On Saturday October 1,2011 I received a text from a good friend of three years that read:

“ I really like you, I want to get to know you more and possibly pursue a relationship.”

We talked to each other often and saw each other throughout the week while at work or just on campus. I read this message and was surprised by it because this entire time I had no clue that he had felt this way, I needed time to think about how I wanted to respond to that because I had never really thought about it and I didn’t want to ruin a good friendship if things didn’t work out. Sunday passed, Monday passed, and on Tuesday October 4, 2011, I received a text message from my cousin that my friend suddenly died playing basketball at the campus recreation center. I thought “ No way, he just wrote me the other day and I saw him driving around campus in the security van. I went onto his facebook and saw all the wall post ‘R.I.P’ was plastered on his wall over and over again. Immediately my heart sunk to the floor, so many things ran through my head “How did he die?” “He was so young” “I never got to respond to him”.

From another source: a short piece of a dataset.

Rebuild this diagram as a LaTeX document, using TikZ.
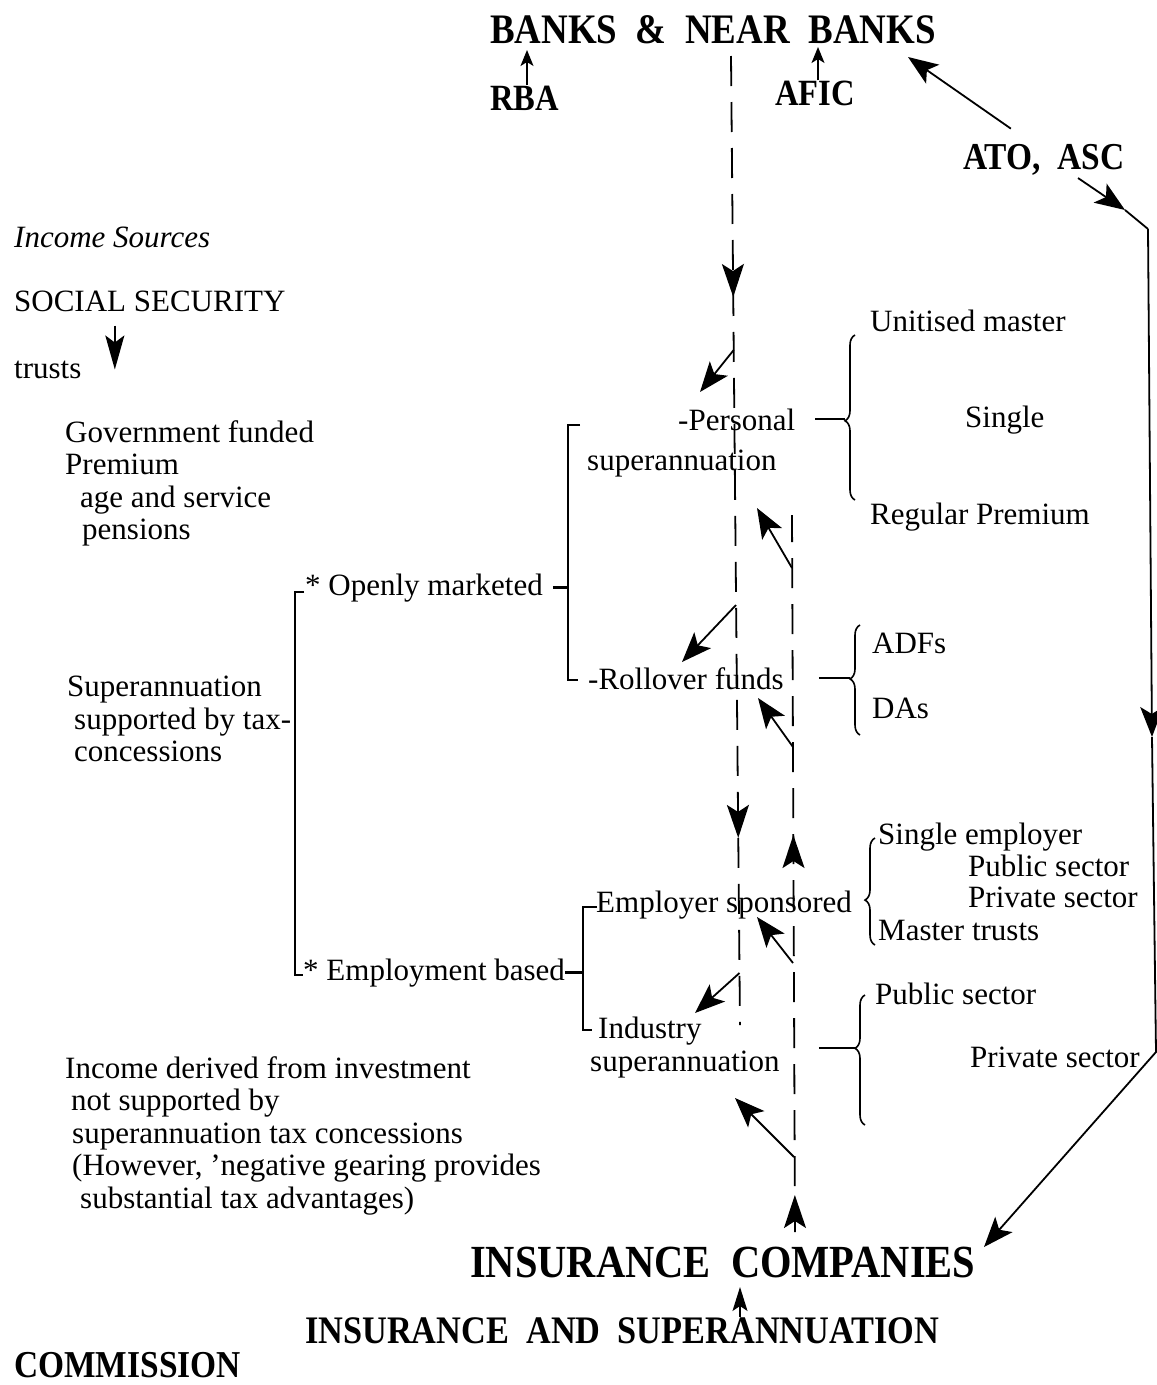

That night as I tossed and turned in my bed I wrote him back, I knew he would never see it but I wrote him back to tell him exactly how I felt and I never really knew how much I cared about him until he wasn’t around anymore. During the first week after he passed I was a complete emotional wreck. It was hard going to work because that was the last place I saw him in person, and every time a campus security car rides into the parking lot near my job, I longed for him to step out of it and walk across the lot and into my office with a smile on his face.

He had such a kind spirit, he left a great impression with all those he came in contact with. I remember a particular post written about him that will stick with me forever “He was taken away from us by the very thing we all loved him for- an enlarged heart.”  He had such a great impact on my life and even though only for a short while I am glad to have known him, call him a friend and to have shared the memories that we did. There will never be a day that goes by that I won’t think of him.

I shared this particular story to encourage you not to wait until someone is gone before you express how you feel about them or what you think about them. If someone is a great friend, tell them. If you love someone, tell them. If you think someone is a great role model, tell them. If you think your parents are amazing, tell them. There is nothing wrong with being honest about what you feel. Don’t take advantage of the fact that someone is here and you have time to tell them this or that. Tell them right now, while they can still smell the roses.